+++ SUPPLIED DATA
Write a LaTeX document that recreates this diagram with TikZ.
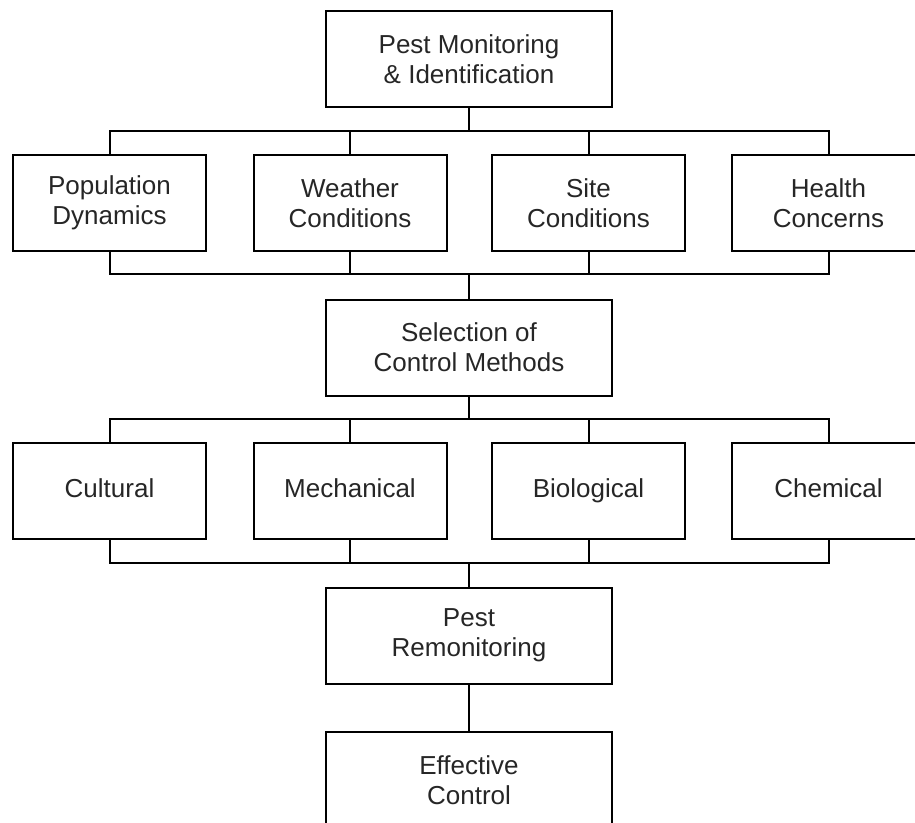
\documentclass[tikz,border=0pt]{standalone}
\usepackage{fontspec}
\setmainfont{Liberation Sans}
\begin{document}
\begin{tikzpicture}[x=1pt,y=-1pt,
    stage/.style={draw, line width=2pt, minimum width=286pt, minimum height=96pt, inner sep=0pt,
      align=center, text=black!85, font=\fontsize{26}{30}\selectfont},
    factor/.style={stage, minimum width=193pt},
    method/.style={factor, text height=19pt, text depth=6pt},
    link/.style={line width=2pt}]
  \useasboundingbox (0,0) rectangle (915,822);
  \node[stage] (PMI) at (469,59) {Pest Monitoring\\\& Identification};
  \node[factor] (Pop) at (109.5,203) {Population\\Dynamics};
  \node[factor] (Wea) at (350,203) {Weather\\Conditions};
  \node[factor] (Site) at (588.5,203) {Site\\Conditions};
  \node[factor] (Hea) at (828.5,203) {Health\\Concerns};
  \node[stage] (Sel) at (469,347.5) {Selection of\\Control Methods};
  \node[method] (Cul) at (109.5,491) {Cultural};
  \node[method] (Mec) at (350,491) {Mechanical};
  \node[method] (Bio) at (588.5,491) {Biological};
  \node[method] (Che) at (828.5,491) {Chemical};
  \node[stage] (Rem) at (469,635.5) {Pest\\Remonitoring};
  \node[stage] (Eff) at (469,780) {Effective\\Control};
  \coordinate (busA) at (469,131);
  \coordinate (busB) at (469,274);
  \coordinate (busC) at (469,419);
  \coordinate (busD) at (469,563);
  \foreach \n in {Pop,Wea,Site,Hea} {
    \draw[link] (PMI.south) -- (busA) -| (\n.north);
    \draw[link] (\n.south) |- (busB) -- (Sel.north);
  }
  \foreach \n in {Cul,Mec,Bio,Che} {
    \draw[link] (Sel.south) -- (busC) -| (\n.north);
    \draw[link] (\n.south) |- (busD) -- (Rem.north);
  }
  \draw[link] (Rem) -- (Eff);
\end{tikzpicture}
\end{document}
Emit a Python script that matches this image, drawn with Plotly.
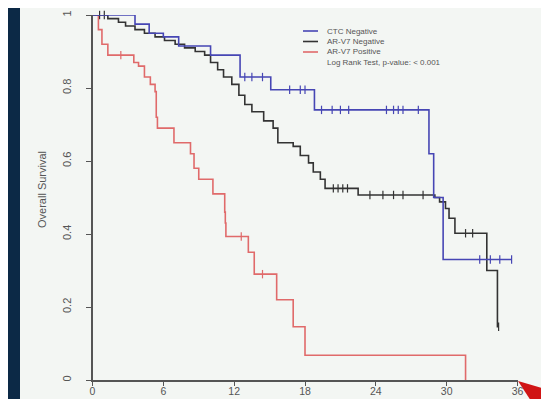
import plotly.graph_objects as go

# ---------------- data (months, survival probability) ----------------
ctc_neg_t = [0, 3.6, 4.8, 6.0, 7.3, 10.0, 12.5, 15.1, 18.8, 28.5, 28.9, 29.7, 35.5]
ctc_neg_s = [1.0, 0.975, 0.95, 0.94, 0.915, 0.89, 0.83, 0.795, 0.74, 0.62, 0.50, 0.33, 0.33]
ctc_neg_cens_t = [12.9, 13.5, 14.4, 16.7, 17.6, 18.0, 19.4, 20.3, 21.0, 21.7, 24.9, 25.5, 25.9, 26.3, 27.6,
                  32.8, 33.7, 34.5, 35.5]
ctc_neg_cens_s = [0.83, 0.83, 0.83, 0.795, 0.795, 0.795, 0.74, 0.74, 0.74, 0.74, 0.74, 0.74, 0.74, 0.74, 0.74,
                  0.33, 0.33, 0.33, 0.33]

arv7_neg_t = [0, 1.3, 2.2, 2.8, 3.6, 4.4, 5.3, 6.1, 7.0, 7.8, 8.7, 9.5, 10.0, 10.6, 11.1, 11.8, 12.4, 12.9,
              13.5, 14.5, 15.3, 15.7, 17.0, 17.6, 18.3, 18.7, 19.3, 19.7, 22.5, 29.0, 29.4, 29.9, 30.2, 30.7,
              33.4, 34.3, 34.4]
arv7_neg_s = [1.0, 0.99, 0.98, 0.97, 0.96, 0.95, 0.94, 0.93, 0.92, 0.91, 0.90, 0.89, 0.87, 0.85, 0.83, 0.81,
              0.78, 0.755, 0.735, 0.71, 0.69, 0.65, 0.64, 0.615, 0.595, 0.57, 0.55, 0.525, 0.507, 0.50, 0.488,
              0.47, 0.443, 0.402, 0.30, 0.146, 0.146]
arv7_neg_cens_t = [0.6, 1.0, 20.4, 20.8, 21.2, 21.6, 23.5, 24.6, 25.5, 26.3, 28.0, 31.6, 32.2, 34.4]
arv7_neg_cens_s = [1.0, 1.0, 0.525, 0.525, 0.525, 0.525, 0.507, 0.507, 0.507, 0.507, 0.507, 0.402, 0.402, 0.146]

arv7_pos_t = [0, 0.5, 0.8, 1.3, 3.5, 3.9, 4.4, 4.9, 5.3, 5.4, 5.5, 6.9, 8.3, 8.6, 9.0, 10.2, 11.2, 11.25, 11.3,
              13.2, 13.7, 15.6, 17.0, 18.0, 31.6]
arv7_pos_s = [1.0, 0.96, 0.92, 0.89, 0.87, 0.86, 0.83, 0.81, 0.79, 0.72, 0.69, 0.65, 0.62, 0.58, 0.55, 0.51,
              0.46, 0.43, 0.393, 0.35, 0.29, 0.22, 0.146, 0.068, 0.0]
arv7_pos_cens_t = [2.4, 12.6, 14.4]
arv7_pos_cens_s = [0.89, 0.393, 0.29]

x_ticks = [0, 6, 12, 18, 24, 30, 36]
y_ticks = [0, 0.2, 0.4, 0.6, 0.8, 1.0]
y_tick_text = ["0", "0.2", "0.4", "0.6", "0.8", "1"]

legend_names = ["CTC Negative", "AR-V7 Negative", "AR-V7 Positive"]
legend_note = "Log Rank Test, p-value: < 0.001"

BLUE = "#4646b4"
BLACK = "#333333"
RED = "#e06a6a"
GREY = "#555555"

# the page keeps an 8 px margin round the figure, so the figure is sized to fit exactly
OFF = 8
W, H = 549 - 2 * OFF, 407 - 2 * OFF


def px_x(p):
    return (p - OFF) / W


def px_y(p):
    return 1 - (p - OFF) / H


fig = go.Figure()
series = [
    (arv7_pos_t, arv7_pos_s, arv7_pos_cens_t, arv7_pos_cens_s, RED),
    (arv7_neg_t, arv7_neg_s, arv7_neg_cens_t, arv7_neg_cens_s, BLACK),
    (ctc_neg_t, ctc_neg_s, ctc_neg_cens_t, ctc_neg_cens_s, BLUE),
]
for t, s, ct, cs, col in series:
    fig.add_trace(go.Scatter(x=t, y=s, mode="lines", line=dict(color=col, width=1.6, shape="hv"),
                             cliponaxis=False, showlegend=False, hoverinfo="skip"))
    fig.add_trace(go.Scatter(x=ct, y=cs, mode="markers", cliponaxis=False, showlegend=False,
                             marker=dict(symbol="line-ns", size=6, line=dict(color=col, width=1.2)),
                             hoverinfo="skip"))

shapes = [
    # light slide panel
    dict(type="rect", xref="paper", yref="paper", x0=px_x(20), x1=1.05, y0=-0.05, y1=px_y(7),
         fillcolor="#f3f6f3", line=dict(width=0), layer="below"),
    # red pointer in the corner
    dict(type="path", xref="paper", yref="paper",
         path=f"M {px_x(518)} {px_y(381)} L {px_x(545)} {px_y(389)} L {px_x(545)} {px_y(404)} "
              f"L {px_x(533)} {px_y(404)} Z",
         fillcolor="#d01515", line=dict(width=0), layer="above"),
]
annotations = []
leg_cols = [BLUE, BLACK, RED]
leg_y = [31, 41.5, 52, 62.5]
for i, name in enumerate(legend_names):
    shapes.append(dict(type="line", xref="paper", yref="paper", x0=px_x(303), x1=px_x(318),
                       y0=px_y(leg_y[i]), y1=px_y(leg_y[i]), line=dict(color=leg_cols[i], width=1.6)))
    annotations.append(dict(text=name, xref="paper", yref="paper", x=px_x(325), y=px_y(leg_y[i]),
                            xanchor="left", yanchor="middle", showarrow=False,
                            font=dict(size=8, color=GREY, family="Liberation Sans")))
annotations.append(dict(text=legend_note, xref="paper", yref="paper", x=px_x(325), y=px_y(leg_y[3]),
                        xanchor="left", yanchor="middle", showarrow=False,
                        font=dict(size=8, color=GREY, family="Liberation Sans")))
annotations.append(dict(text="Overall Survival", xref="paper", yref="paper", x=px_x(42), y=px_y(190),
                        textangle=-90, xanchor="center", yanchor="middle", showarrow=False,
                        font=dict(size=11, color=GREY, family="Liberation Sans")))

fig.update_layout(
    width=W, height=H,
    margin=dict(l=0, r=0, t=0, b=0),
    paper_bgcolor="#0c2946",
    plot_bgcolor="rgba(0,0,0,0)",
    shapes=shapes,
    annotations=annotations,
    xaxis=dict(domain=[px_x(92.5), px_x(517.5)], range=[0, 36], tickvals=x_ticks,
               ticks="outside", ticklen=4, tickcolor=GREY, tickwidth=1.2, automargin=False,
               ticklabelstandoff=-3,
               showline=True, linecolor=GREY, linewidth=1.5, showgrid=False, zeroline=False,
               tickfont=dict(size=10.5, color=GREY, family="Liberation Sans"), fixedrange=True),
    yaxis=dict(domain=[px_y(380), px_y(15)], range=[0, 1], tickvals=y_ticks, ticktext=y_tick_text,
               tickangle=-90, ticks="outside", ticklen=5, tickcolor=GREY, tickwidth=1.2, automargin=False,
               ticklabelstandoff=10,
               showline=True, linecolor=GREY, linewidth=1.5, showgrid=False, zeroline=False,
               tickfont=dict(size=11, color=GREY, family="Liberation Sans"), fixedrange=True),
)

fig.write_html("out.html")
++++++
+++ SUPPLIED DATA
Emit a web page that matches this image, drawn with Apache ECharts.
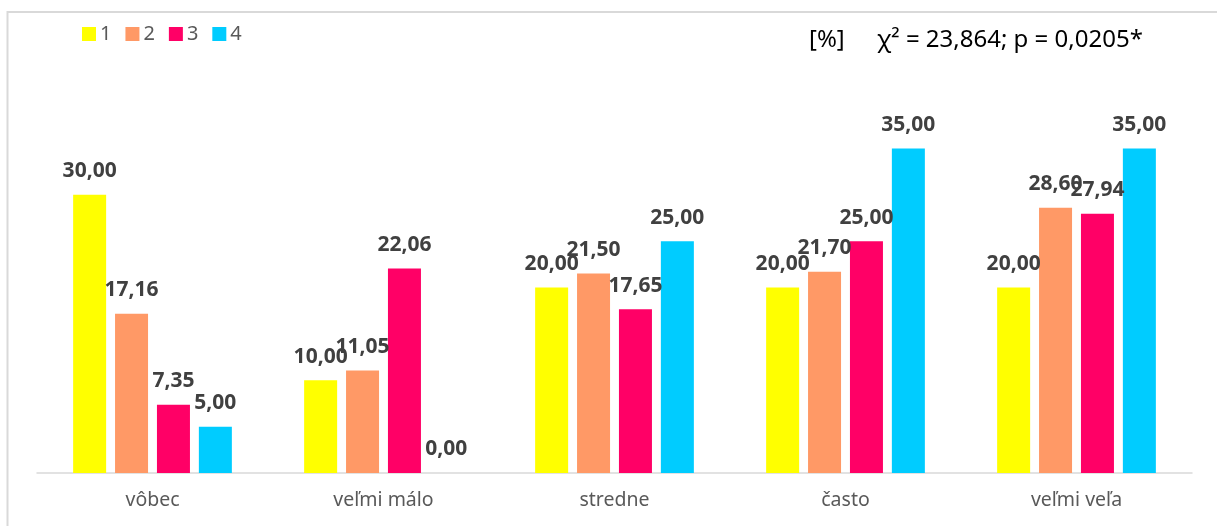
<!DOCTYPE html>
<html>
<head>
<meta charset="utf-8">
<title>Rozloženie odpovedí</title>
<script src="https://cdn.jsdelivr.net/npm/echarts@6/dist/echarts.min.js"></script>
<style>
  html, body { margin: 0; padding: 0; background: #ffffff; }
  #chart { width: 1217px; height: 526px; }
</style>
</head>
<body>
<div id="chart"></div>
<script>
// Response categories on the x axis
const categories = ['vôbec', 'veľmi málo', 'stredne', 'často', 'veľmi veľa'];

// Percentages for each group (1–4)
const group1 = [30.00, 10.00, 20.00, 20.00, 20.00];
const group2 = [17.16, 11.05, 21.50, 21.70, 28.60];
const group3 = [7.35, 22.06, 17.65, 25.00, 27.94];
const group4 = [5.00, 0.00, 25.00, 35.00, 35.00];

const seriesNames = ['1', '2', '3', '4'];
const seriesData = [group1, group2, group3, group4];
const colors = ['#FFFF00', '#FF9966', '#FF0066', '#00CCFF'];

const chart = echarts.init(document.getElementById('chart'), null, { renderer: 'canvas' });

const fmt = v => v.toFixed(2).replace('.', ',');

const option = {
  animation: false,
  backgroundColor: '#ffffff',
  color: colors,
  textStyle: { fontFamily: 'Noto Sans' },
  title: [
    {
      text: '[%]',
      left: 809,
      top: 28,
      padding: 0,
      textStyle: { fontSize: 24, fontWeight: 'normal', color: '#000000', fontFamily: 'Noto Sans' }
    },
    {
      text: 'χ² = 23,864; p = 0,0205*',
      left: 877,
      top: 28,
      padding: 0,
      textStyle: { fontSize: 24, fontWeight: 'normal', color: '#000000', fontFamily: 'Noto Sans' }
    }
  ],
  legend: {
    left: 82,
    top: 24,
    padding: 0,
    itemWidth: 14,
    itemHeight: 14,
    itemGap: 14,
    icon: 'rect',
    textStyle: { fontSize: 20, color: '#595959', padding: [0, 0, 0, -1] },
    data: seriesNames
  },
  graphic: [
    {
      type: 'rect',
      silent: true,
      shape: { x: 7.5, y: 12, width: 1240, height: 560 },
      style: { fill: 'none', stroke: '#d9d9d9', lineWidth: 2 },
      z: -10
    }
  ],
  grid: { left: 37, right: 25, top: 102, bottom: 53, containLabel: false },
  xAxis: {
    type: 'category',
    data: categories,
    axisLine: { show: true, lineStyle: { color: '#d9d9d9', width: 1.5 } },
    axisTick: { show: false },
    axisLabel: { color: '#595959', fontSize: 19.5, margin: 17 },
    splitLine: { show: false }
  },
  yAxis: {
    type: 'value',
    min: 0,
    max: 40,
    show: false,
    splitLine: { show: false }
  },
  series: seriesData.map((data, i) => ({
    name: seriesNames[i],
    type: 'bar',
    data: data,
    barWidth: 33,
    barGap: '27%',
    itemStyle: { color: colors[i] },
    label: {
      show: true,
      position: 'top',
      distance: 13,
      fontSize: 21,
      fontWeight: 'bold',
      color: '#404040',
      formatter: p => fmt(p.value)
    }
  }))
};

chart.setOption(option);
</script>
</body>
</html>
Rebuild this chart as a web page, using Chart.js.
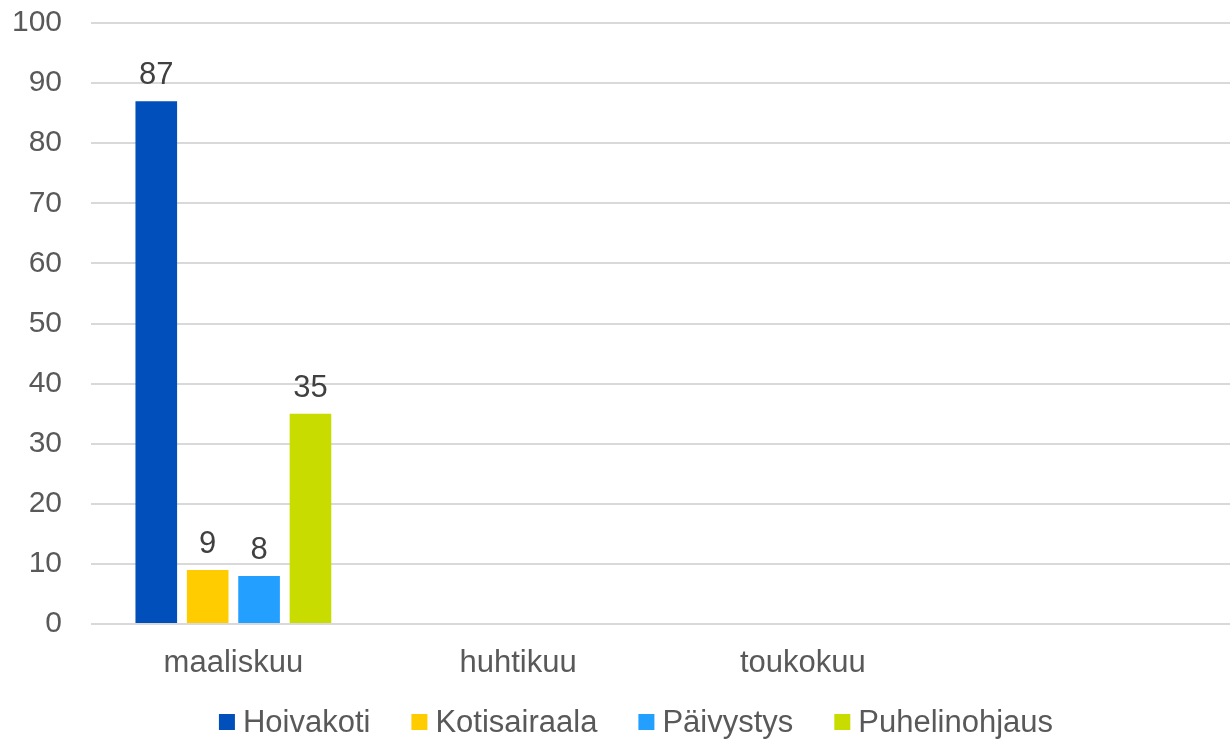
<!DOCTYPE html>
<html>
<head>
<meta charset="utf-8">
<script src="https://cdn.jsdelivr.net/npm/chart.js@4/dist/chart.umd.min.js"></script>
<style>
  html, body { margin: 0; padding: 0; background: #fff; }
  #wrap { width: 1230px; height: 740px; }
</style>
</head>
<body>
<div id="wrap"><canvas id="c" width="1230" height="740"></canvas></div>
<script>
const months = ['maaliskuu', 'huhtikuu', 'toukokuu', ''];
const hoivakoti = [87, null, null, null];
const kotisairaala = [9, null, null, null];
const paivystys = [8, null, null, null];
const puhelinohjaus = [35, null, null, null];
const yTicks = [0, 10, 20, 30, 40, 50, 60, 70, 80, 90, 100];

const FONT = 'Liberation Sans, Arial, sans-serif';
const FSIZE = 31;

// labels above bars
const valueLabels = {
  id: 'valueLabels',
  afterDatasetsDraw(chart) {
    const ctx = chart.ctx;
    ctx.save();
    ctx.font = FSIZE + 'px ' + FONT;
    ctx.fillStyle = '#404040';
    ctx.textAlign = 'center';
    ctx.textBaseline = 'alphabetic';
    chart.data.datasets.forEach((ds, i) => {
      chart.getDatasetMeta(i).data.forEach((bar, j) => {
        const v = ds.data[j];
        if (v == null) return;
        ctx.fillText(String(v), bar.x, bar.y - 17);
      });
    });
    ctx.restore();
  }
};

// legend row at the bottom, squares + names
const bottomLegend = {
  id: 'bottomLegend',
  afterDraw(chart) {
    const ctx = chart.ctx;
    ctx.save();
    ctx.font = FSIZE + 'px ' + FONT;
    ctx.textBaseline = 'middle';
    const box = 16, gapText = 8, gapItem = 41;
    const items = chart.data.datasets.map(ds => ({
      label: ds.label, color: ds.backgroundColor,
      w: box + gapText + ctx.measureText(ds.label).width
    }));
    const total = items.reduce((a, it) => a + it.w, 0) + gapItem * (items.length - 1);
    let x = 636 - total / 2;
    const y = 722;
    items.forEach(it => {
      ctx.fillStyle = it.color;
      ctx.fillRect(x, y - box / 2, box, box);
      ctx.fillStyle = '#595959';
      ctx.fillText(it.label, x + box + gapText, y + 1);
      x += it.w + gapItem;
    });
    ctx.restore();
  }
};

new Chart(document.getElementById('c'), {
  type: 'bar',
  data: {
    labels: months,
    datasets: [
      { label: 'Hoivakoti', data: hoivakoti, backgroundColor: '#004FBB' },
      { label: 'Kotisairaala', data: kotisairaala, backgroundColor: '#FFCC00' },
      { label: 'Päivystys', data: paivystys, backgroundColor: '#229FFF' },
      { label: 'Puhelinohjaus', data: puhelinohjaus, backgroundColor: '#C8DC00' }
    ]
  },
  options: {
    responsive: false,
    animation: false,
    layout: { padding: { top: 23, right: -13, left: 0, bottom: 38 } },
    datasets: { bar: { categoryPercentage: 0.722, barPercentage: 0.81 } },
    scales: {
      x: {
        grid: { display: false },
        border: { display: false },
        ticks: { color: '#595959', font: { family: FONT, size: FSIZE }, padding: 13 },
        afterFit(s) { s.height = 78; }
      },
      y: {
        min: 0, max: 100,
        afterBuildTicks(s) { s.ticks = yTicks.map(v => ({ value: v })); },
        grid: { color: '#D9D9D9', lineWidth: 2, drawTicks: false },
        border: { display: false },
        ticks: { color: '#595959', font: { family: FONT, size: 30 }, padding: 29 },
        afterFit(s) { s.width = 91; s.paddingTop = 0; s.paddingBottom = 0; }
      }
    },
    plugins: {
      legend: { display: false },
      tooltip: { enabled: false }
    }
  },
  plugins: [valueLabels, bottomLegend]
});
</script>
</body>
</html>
++++++
» **TO DO**
Search the records above for "that". Copy each line where it is found.

» **TASK SOLUTION**
Write a LaTeX document that recreates this diagram with TikZ.
Emit a Python script that matches this image, drawn with Plotly.
Emit a web page that matches this image, drawn with Apache ECharts.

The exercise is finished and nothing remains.